There's a process for handling this, long established by statute. According to the Congressional Research Service:
Objections may be offered to both individual electoral votes and state returns as a whole. Objections must be filed in writing, and be signed by one U.S. Senator and one Representative. If an objection is received in the joint session, and is determined to be valid, then the electoral vote count session is recessed. The Senate returns immediately to its chamber, and the two houses of Congress consider the objections separately. Under federal law, these sessions cannot last more than two hours, and no Member of either house may speak for more than five minutes. At the end of this period, the houses vote separately to agree or disagree with the objection. The Senate then returns to the House chamber, and the joint session reconvenes. The decisions of the two houses are announced.

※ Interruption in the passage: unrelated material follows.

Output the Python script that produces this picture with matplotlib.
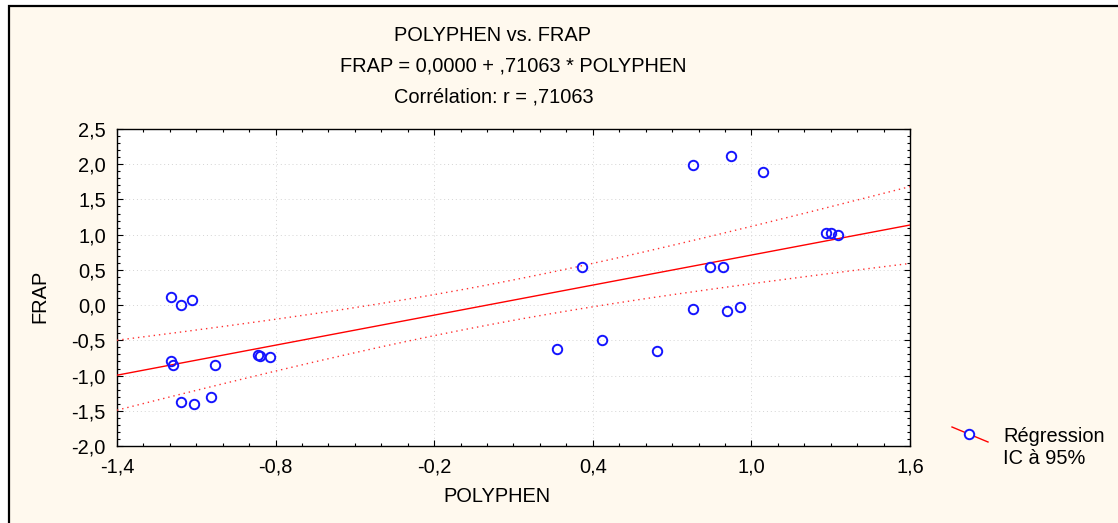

If both houses agree to the objection, then the electoral vote or votes in question are not counted. Otherwise, the vote or votes stand as submitted, and are counted as such.
This process was most recently used following the 2004 presidential election. An objection was raised to the certificate of the electoral vote filed by the State of Ohio at the joint electoral count session held on January 6, 2005. The objection met the required standards, being submitted in writing, and bearing the signatures of one Representative and one Senator. The joint session was duly recessed, and the two houses of Congress reconvened separately to debate and vote on the objection, which they rejected. The certificate of electoral votes submitted by Ohio was accepted, and the vote was duly recorded.
Seems fairly direct. And it should also tell us exactly how such an objection, based on this report, would turn out: Republicans, controlling both the House and Senate, would reject the challenge, and the review would proceed. That's not to say there could not be a series of hysterics and political theater along the way.
But this "evidence," and any potential challenge, will fail.
We do, however, give Trump's opponents credit for trying...because it meant they had to study the Constitution, and embrace ideas about voting integrity they otherwise dismiss as so much nonsense.